Le chien se remet à arroser la voiture que voilà toute proprette d’un côté. Quatorze personnes se frappent les cuisses. J’interviens alors :
— Qu’est-ce que c’est que ce circus, Gros ? Tu prépares un numéro pour le Gala de l’Union ?
— Je veux rentrer chez moi, voilà tout fulmine le Mahousse.
— Avec ce mammouth ?
— Tu le reconnais pas ?
Je considère le saint-bernard et secoue la tête.
— Non, c’est quelqu’un de ta famille ?
— C’est le sarah-bernhardt qu’on avait ramené de Suisse y a trois ans, rappelle-toi z’en !
— Mais je croyais que tu t’en étais débarrassé ?
— Je l’avais offert à mon neveu, mais il vient d’avoir un bébé, et le sarah-bernhardt cherchait des noises au mouflet. Je suis obligé de le reprendre. Seulement pour rentrer chez moi, je ne sais pas comment faire. Ce bestiau ne veut pas voyager en voiture fermée.
« Il est comme la reine d’Angleterre : il lui faut le landau découvert.
Pendant que nous discutions, le taxi s’est sauvé sans demander son reste ni le montant de la prise en charge.
— J’ai ma MG. décapotable, si tu peux le faire tenir sur tes genoux, je veux bien te rentrer.
Le Mahousse chiale de reconnaissance. Nous composons alors un équipage digne de solliciter l’intérêt. Imaginez la petite voiture découverte, avec le Gravos dedans, ce qui est déjà beaucoup, et tenant contre lui ce clébard format anormal qui ressemble à Bismarck.
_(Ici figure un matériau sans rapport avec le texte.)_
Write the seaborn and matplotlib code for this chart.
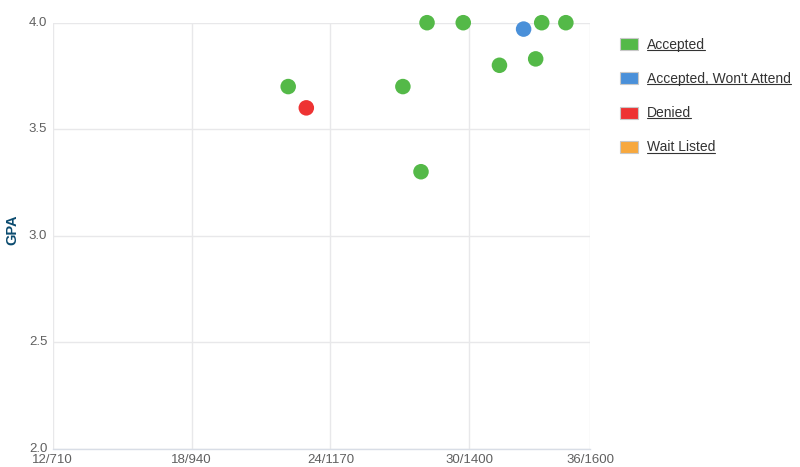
import matplotlib
matplotlib.use("Agg")
import matplotlib.pyplot as plt
from matplotlib.patches import Patch
import seaborn as sns
import pandas as pd

# Data (x = SAT-equivalent scale, y = GPA)
sat = [1100, 1130, 1290, 1320, 1330, 1390, 1450, 1490, 1510, 1520, 1560]
gpa = [3.70, 3.60, 3.70, 3.30, 4.00, 4.00, 3.80, 3.97, 3.83, 4.00, 4.00]
status = ["Accepted", "Denied", "Accepted", "Accepted", "Accepted", "Accepted",
          "Accepted", "Accepted, Won't Attend", "Accepted", "Accepted", "Accepted"]

categories = ["Accepted", "Accepted, Won't Attend", "Denied", "Wait Listed"]
colors = ["#54b948", "#4a90d9", "#ee3333", "#f7a83e"]

x_ticks = [710, 940, 1170, 1400, 1600]
x_tick_labels = ["12/710", "18/940", "24/1170", "30/1400", "36/1600"]
y_ticks = [2.0, 2.5, 3.0, 3.5, 4.0]
y_tick_labels = ["2.0", "2.5", "3.0", "3.5", "4.0"]

df = pd.DataFrame({"sat": sat, "gpa": gpa, "status": status})

sns.set_theme(style="white")
plt.rcParams["font.family"] = ["Liberation Sans", "DejaVu Sans"]

fig = plt.figure(figsize=(8.0, 4.67), dpi=100)
ax = fig.add_axes([0.066, 0.0396, 0.6715, 0.9118])

palette = dict(zip(categories, colors))
sns.scatterplot(data=df, x="sat", y="gpa", hue="status", hue_order=categories,
                palette=palette, s=125, edgecolor="none", legend=False,
                ax=ax, zorder=3, clip_on=False)

ax.set_xlim(x_ticks[0], x_ticks[-1])
ax.set_ylim(y_ticks[0], y_ticks[-1])
ax.set_xticks(x_ticks)
ax.set_xticklabels(x_tick_labels)
ax.set_yticks(y_ticks)
ax.set_yticklabels(y_tick_labels)
ax.grid(True, color="#e8e8ea", linewidth=1.0)
ax.set_axisbelow(True)
for side in ["top", "left", "right"]:
    ax.spines[side].set_visible(False)
ax.spines["bottom"].set_color("#d8dde6")
ax.spines["bottom"].set_linewidth(1.0)
ax.tick_params(axis="both", length=0, labelsize=9.5, labelcolor="#606060")
ax.tick_params(axis="x", pad=4)
ax.tick_params(axis="y", pad=4)
for lbl in ax.get_yticklabels():
    lbl.set_verticalalignment("center")
ax.set_xlabel("")
ax.set_ylabel("GPA", fontsize=10.5, fontweight="bold", color="#0b4b6f")
ax.yaxis.set_label_coords(-0.0615, 0.513)

handles = [Patch(facecolor=c, edgecolor="#c8c8c8", linewidth=0.8) for c in colors]
leg = fig.legend(handles, categories, loc="upper left", bbox_to_anchor=(0.775, 0.9186),
                 frameon=False, fontsize=10, labelcolor="#333333", borderpad=0,
                 borderaxespad=0, handlelength=1.3, handleheight=0.95,
                 handletextpad=0.65, labelspacing=1.45)

# underline legend labels
fig.canvas.draw()
renderer = fig.canvas.get_renderer()
inv = fig.transFigure.inverted()
for t in leg.get_texts():
    bb = t.get_window_extent(renderer)
    (x0, y0), (x1, y1) = inv.transform([[bb.x0, bb.y0], [bb.x1, bb.y1]])
    fig.add_artist(plt.Line2D([x0, x1], [y0 + 0.004, y0 + 0.004],
                              transform=fig.transFigure, color="#333333", linewidth=0.8))

fig.savefig("out.png", dpi=100)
On se présenterait au concours de l’élégance automobile d’Enghien-les-Bains, on serait certain de décrocher la timbale.
CHAPITRE II
Comme je viens d’achever mon île flottante, je pense brusquement que le vieux Pinaud ne m’a pas rappelé ainsi que je lui avais demandé de le faire. Je décide donc de lui tubophoner moi-même personnellement en chair et en os, et tandis que Félicie, ma brave femme de mère, débarrasse la table, je compose le numéro du Fossile. C’est la voix geignarde de la mère Pinuche qui vient me chatouiller les trompes.
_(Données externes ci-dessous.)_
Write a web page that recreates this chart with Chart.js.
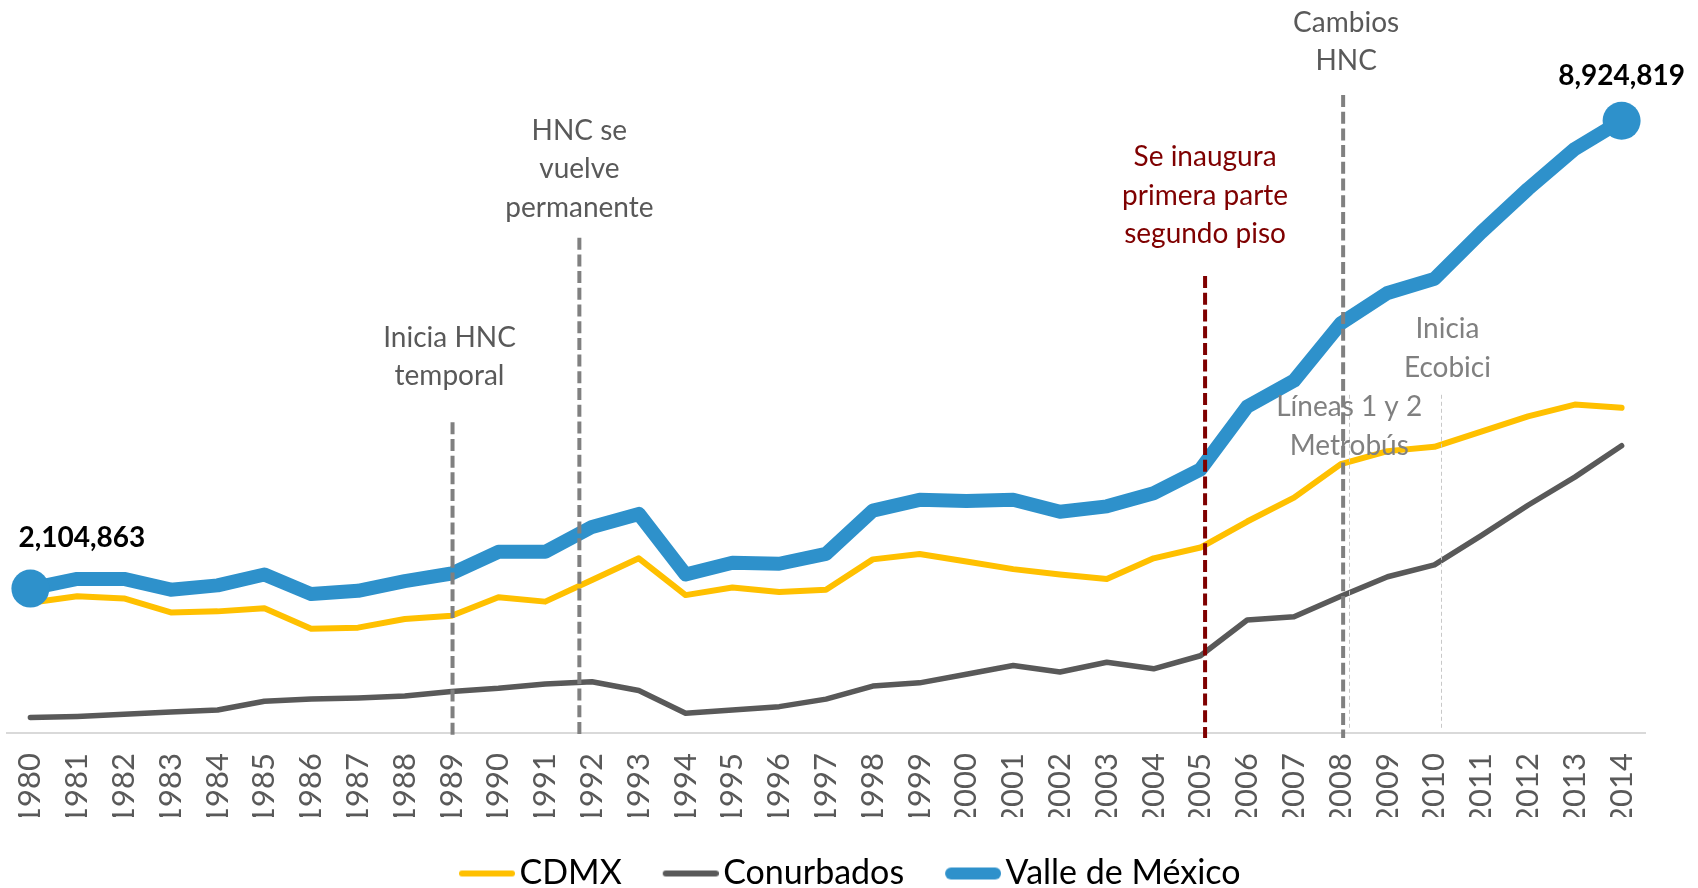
<!DOCTYPE html>
<html>
<head>
<meta charset="utf-8">
<script src="https://cdn.jsdelivr.net/npm/chart.js@4.4.0/dist/chart.umd.min.js"></script>
<style>
  html, body { margin: 0; padding: 0; background: #fff; }
  #wrap { width: 1698px; height: 888px; }
</style>
</head>
<body>
<div id="wrap"><canvas id="myChart" width="1698" height="888"></canvas></div>
<script>
const years = ['1980','1981','1982','1983','1984','1985','1986','1987','1988','1989',
  '1990','1991','1992','1993','1994','1995','1996','1997','1998','1999',
  '2000','2001','2002','2003','2004','2005','2006','2007','2008','2009',
  '2010','2011','2012','2013','2014'];

const cdmx = [1899000, 1994000, 1962000, 1757000, 1773000, 1820000, 1520000, 1536000, 1662000, 1710000,
  1978000, 1915000, 2231000, 2546000, 2010000, 2120000, 2057000, 2089000, 2531000, 2610000,
  2499000, 2389000, 2310000, 2246000, 2546000, 2704000, 3083000, 3431000, 3920000, 4109000,
  4172000, 4394000, 4615000, 4788000, 4741000];

const conurbados = [226000, 242000, 273000, 305000, 336000, 463000, 494000, 510000, 541000, 605000,
  652000, 715000, 747000, 620000, 289000, 336000, 384000, 494000, 684000, 731000,
  857000, 984000, 889000, 1031000, 936000, 1126000, 1647000, 1694000, 1994000, 2278000,
  2452000, 2878000, 3320000, 3730000, 4188000];

const valle = [2104863, 2246000, 2246000, 2089000, 2152000, 2310000, 2025000, 2073000, 2215000, 2325000,
  2641000, 2641000, 3004000, 3194000, 2310000, 2483000, 2467000, 2610000, 3241000, 3399000,
  3383000, 3399000, 3225000, 3304000, 3494000, 3841000, 4757000, 5135000, 5972000, 6414000,
  6620000, 7298000, 7930000, 8514000, 8924819];

const seriesNames = ['CDMX', 'Conurbados', 'Valle de México'];

// event markers: year, where the line starts, text
const events = [
  { year: 1989.02, top: 4530000, gap: 37, kind: 'main', color: '#595959', lines: ['Inicia HNC', 'temporal'], dx: -3 },
  { year: 1991.73, top: 7220000, gap: 21, kind: 'main', color: '#595959', lines: ['HNC se', 'vuelve', 'permanente'], dx: 0 },
  { year: 2005.1, top: 6660000, gap: 33, kind: 'red', color: '#7F0000', lines: ['Se inaugura', 'primera parte', 'segundo piso'] },
  { year: 2008.05, top: 9300000, gap: 25, kind: 'main', color: '#595959', lines: ['Cambios', 'HNC'], dx: 3 },
  { year: 2008.18, top: 4930000, gap: -60, kind: 'thin', color: '#808080', lines: ['Líneas 1 y 2', 'Metrobús'] },
  { year: 2010.15, top: 4930000, gap: 18, kind: 'thin', color: '#808080', lines: ['Inicia', 'Ecobici'], dx: 6 }
];

const colors = ['#FFC000', '#595959', '#2E91CB'];
const widths = [6, 5.5, 14];
const firstYear = Number(years[0]);
const lineGap = 38.5;

function legendSymbol(color, w) {
  const c = document.createElement('canvas');
  c.width = 70;
  c.height = 20;
  const g = c.getContext('2d');
  g.strokeStyle = color;
  g.lineWidth = w;
  g.lineCap = 'round';
  g.beginPath();
  g.moveTo(14 + w / 2, 10);
  g.lineTo(70 - w / 2, 10);
  g.stroke();
  return c;
}

const eventPlugin = {
  id: 'events',
  afterDatasetsDraw(chart) {
    const {ctx, chartArea, scales} = chart;
    const x = scales.x, y = scales.y;
    ctx.save();
    // thin dotted guides
    events.filter(e => e.kind === 'thin').forEach(e => {
      const px = Math.round(x.getPixelForValue(e.year - firstYear)) + 0.5;
      ctx.strokeStyle = '#C8C8C8';
      ctx.lineWidth = 1;
      ctx.setLineDash([4, 3]);
      ctx.beginPath();
      ctx.moveTo(px, y.getPixelForValue(e.top));
      ctx.lineTo(px, chartArea.bottom - 3);
      ctx.stroke();
    });
    // texts
    ctx.setLineDash([]);
    ctx.font = '28px Lato';
    ctx.textAlign = 'center';
    ctx.textBaseline = 'alphabetic';
    events.forEach(e => {
      const px = x.getPixelForValue(e.year - firstYear) + (e.dx || 0);
      const base = y.getPixelForValue(e.top) - e.gap;
      ctx.fillStyle = e.color;
      const n = e.lines.length;
      e.lines.forEach((t, i) => {
        ctx.fillText(t, px, base - (n - 1 - i) * lineGap);
      });
    });
    // dashed event lines
    events.filter(e => e.kind !== 'thin').forEach(e => {
      const px = x.getPixelForValue(e.year - firstYear);
      ctx.strokeStyle = e.kind === 'red' ? '#7F0000' : '#808080';
      ctx.lineWidth = 4;
      ctx.setLineDash([12, 4.7]);
      ctx.beginPath();
      ctx.moveTo(px, y.getPixelForValue(e.top));
      ctx.lineTo(px, chartArea.bottom + 5);
      ctx.stroke();
    });
    ctx.restore();
  }
};

const endLabels = {
  id: 'endLabels',
  afterDatasetsDraw(chart) {
    const {ctx} = chart;
    const meta = chart.getDatasetMeta(2);
    const first = meta.data[0];
    const last = meta.data[meta.data.length - 1];
    ctx.save();
    ctx.font = 'bold 28px Lato';
    ctx.fillStyle = '#000';
    ctx.textBaseline = 'middle';
    ctx.textAlign = 'left';
    ctx.fillText(valle[0].toLocaleString('en-US'), first.x - 12, first.y - 51);
    ctx.textAlign = 'center';
    ctx.fillText(valle[valle.length - 1].toLocaleString('en-US'), last.x, last.y - 45);
    ctx.restore();
  }
};

const seriesData = [cdmx, conurbados, valle];
const datasets = seriesNames.map((name, i) => ({
  label: name,
  data: seriesData[i],
  borderColor: colors[i],
  backgroundColor: colors[i],
  borderWidth: widths[i],
  borderJoinStyle: 'round',
  borderCapStyle: 'round',
  tension: 0,
  fill: false,
  clip: false,
  order: 2 - i,
  pointRadius: i === 2 ? (c => (c.dataIndex === 0 || c.dataIndex === valle.length - 1) ? 19 : 0) : 0,
  pointBorderWidth: 0,
  pointBackgroundColor: colors[i],
  pointHoverRadius: 0
}));

const ctx = document.getElementById('myChart').getContext('2d');
const myChart = new Chart(ctx, {
  type: 'line',
  data: { labels: years, datasets: datasets },
  plugins: [eventPlugin, endLabels],
  options: {
    responsive: false,
    animation: false,
    devicePixelRatio: 1,
    events: [],
    layout: { autoPadding: false, padding: { left: 7, right: 7, top: 47, bottom: 0 } },
    scales: {
      x: {
        offset: true,
        grid: { display: false },
        border: { display: true, color: '#D9D9D9', width: 2 },
        ticks: {
          autoSkip: false,
          minRotation: 90,
          maxRotation: 90,
          padding: 12,
          color: '#595959',
          font: { family: 'Lato', size: 31 }
        },
        afterFit(scale) {
          scale.height = 84;
          scale.paddingLeft = 0;
          scale.paddingRight = 0;
        }
      },
      y: {
        position: 'right',
        min: 0,
        max: 10000000,
        grid: { display: false },
        border: { display: false },
        ticks: { display: false },
        afterFit(scale) {
          scale.width = 46;
          scale.paddingTop = 0;
          scale.paddingBottom = 0;
        }
      }
    },
    plugins: {
      tooltip: { enabled: false },
      legend: {
        position: 'bottom',
        maxHeight: 71,
        labels: {
          usePointStyle: true,
          pointStyleWidth: 45,
          padding: 39.5,
          color: '#595959',
          font: { family: 'Lato', size: 34 },
          generateLabels: chart => chart.data.datasets.map((ds, i) => ({
            text: ds.label,
            fillStyle: ds.borderColor,
            strokeStyle: ds.borderColor,
            lineWidth: 0,
            pointStyle: legendSymbol(ds.borderColor, ds.borderWidth === 14 ? 12 : 6),
            hidden: false,
            datasetIndex: i
          }))
        }
      }
    }
  }
});
</script>
</body>
</html>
— Votre vieux bonhomme est-il là ? je demande après avoir décliné tour à tour mon nom et une invitation à dîner.
— Je l’attends, fait la douairière, il n’est pas encore rentré.
— Dès qu’il sera là, dites-lui qu’il m’appelle à mon domicile.
— Je n’y manquerai pas.
À l’instant où je raccroche, une petite toux catarrheuse se fait entendre et je voix radiner Pinuche. Il gravit le perron, essuie scientifiquement ses semelles au paillasson décoré de mes armoiries, et ôte son bada acharien pour saluer très bas M’man.
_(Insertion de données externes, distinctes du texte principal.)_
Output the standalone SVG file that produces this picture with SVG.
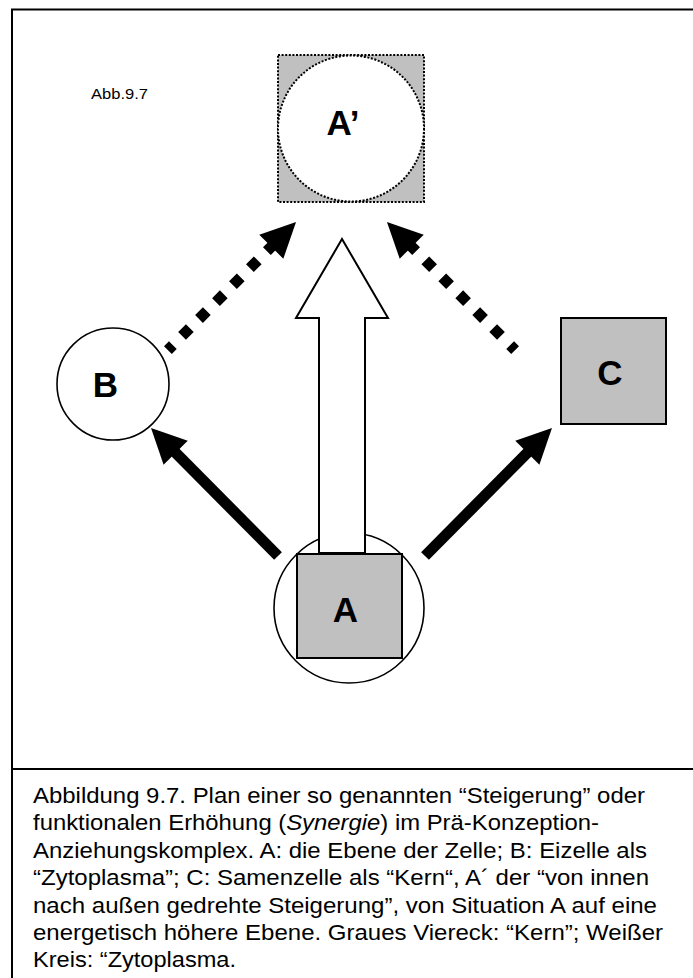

— Je viens pour qu’on cause, m’avertit-il, j’ai pas pu téléphoner car à la suite de notre visite, Fouassa a fait une crise d’asthme carabinée et j’ai dû l’emmener au pharmacien d’abord, et à son domicile ensuite.
Félicie s’inquiète :
— Vous n’avez pas dîné, monsieur Pinaud ?
Pinaud répond que non mais qu’il peut attendre, car il a un tout petit appétit. Ils sont tous comme ça dans sa famille, de père en fils. Ils ont l’estomac délicat. D’ailleurs son grand-père est mort d’un cancer à cet endroit, et si son père n’avait pas été terrassé par la grippe espagnole, il se serait fait lui aussi un devoir de périr de l’estomac.
Il finit néanmoins par accepter un reliquat de thon en salade, une portion de blanquette de veau, un morceau de gorgonzola et le reste de l’île flottante.
Tout en prenant des calories, il me parle de son client.
Pinuchet s’est livré à une enquête discrète à propos du bonhomme et ce qu’il a appris confirme l’impression que j’avais. Fouassa a mené une existence sans histoire. Fils d’hôtelier, il a pris la succession de son père au retour de son service militaire. Il s’est marié, est devenu veuf cinq ans plus tard sans avoir fait souche et a vécu une vingtaine d’années confiné dans son établissement, culbutant quelques filles d’étage lorsque la nature l’exigeait. Puis un jour il a vendu l’hôtel et s’est retiré en gardant comme gouvernante une caissière qu’il employait depuis plusieurs années, à toutes faims utiles.